» **What to produce**: Look through the data below. Pick out the lines holding the string "this".

» **Records to use**:
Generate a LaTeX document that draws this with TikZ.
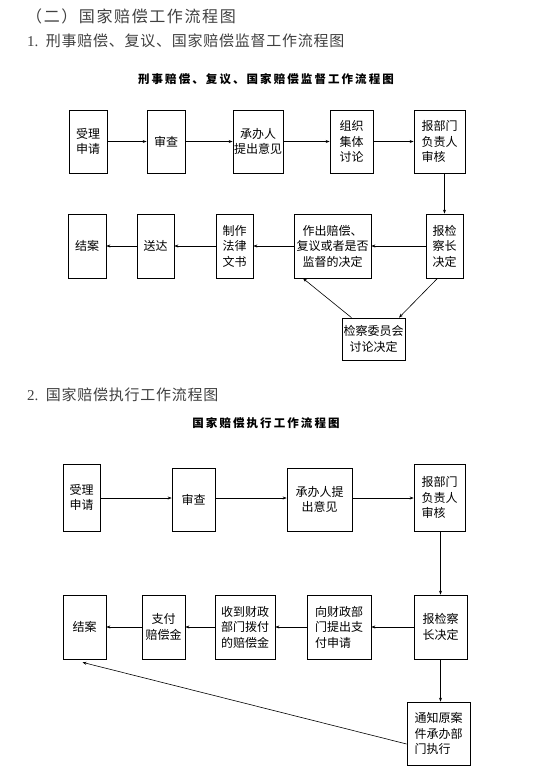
\documentclass[tikz,border=0pt]{standalone}
\usepackage{fontspec}
\setmainfont{Liberation Serif}
\newfontfamily\cjk{Noto Sans CJK SC}
\newfontfamily\cjkhA[LetterSpace=10]{Noto Sans CJK SC}
\newfontfamily\cjkhB[LetterSpace=5]{Noto Sans CJK SC}
\newfontfamily\cjkt[LetterSpace=18]{Noto Sans CJK SC}
\usetikzlibrary{arrows.meta,calc}
\tikzset{
  box/.style={draw, line width=0.7pt, inner sep=1pt, align=center,
    font=\cjk\fontsize{12}{15.5}\selectfont},
  conn/.style={-{Stealth[length=4pt,width=3pt]}, line width=0.6pt},
  head/.style={anchor=west, inner sep=0pt, text=black!75},
  ttl/.style={inner sep=0pt, font=\cjkt\bfseries\fontsize{11.5}{14}\selectfont}
}
\begin{document}
\begin{tikzpicture}[x=1pt,y=-1pt]
\useasboundingbox (0,0) rectangle (555,769);
% headings
\node[head, font=\cjkhA\fontsize{16}{18}\selectfont] (h0) at (26,16) {（二）国家赔偿工作流程图};
\node[head, font=\fontsize{15}{18}\selectfont] (h1) at (27,40.5) {1.\hspace{0.5em}{\cjkhB 刑事赔偿、复议、国家赔偿监督工作流程图}};
\node[head, font=\fontsize{15}{18}\selectfont] (h2) at (27,395) {2.\hspace{0.5em}{\cjkhB 国家赔偿执行工作流程图}};
\node[ttl] (t1) at (266,79) {刑事赔偿、复议、国家赔偿监督工作流程图};
\node[ttl] (t2) at (266,423) {国家赔偿执行工作流程图};

% diagram 1
\node[box, minimum width=38pt, minimum height=63pt] (a1) at (88,141.5) {受理\\申请};
\node[box, minimum width=38pt, minimum height=63pt] (a2) at (166,141.5) {审查};
\node[box, minimum width=50pt, minimum height=63pt] (a3) at (258,141.5) {承办人\\提出意见};
\node[box, minimum width=43pt, minimum height=63pt] (a4) at (351.5,141.5) {组织\\集体\\讨论};
\node[box, minimum width=51pt, minimum height=63pt, align=left] (a5) at (439.5,141.5) {报部门\\负责人\\审核};
\node[box, minimum width=38pt, minimum height=64pt] (b1) at (87,246) {结案};
\node[box, minimum width=37pt, minimum height=64pt] (b2) at (155.5,246) {送达};
\node[box, minimum width=37pt, minimum height=64pt] (b3) at (234.5,246) {制作\\法律\\文书};
\node[box, minimum width=77pt, minimum height=64pt] (b4) at (332.5,246) {作出赔偿、\\复议或者是否\\监督的决定};
\node[box, minimum width=37pt, minimum height=64pt] (b5) at (444.5,246) {报检\\察长\\决定};
\node[box, minimum width=63pt, minimum height=42pt] (c) at (373.5,339) {检察委员会\\讨论决定};

\draw[conn] (a1) -- (a2);
\draw[conn] (a2) -- (a3);
\draw[conn] (a3) -- (a4);
\draw[conn] (a4) -- (a5);
\draw[conn] (a5.south -| b5.north) -- (b5.north);
\draw[conn] (b5) -- (b4);
\draw[conn] (b4) -- (b3);
\draw[conn] (b3) -- (b2);
\draw[conn] (b2) -- (b1);
\draw[conn] ($(b5.south)+(-7,0)$) -- ($(c.north)+(25.5,0)$);
\draw[conn] ($(c.north)+(-22,0)$) -- ($(b4.south)+(-29.5,0)$);

% diagram 2
\node[box, minimum width=37pt, minimum height=67pt] (d1) at (81.5,497.5) {受理\\申请};
\node[box, minimum width=43pt, minimum height=63pt] (d2) at (193.5,499.5) {审查};
\node[box, minimum width=65pt, minimum height=63pt] (d3) at (319.5,499.5) {承办人提\\出意见};
\node[box, minimum width=51pt, minimum height=67pt, align=left] (d4) at (439.5,497.5) {报部门\\负责人\\审核};
\node[box, minimum width=43pt, minimum height=64pt] (e1) at (84.5,627) {结案};
\node[box, minimum width=43pt, minimum height=64pt] (e2) at (163.5,627) {支付\\赔偿金};
\node[box, minimum width=60pt, minimum height=64pt] (e3) at (245,627) {收到财政\\部门拨付\\的赔偿金};
\node[box, minimum width=64pt, minimum height=64pt, align=left] (e4) at (339,627) {向财政部\\门提出支\\付申请};
\node[box, minimum width=53pt, minimum height=64pt] (e5) at (440.5,627) {报检察\\长决定};
\node[box, minimum width=63pt, minimum height=63pt, align=left] (f) at (438.5,733.5) {通知原案\\件承办部\\门执行};

\draw[conn] (d1.east |- 0,498) -- (d2.west |- 0,498);
\draw[conn] (d2.east |- 0,498) -- (d3.west |- 0,498);
\draw[conn] (d3.east |- 0,498) -- (d4.west |- 0,498);
\draw[conn] (d4.south -| e5.north) -- (e5.north);
\draw[conn] (e5) -- (e4);
\draw[conn] (e4) -- (e3);
\draw[conn] (e3) -- (e2);
\draw[conn] (e2) -- (e1);
\draw[conn] (e5.south) -- (e5.south |- f.north);
\draw[conn] ($(f.west)+(0,10.5)$) -- ($(e1.south)+(-2,3)$);
\end{tikzpicture}
\end{document}
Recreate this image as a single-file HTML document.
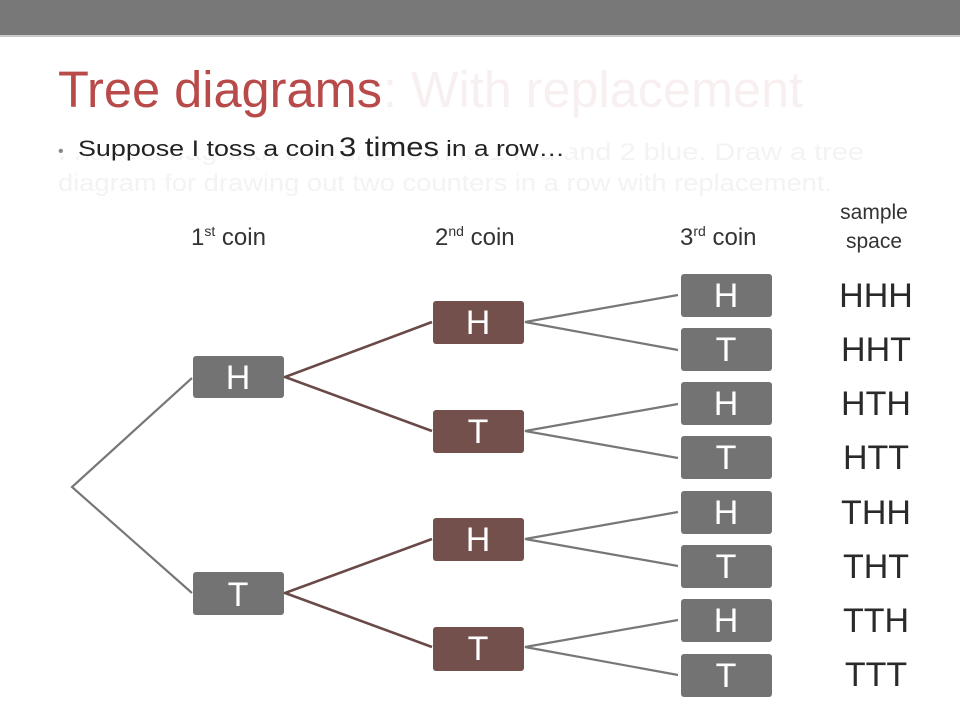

» **Answer in full**:
Generate a LaTeX document that draws this with TikZ.
Recreate this image as a single-file HTML document.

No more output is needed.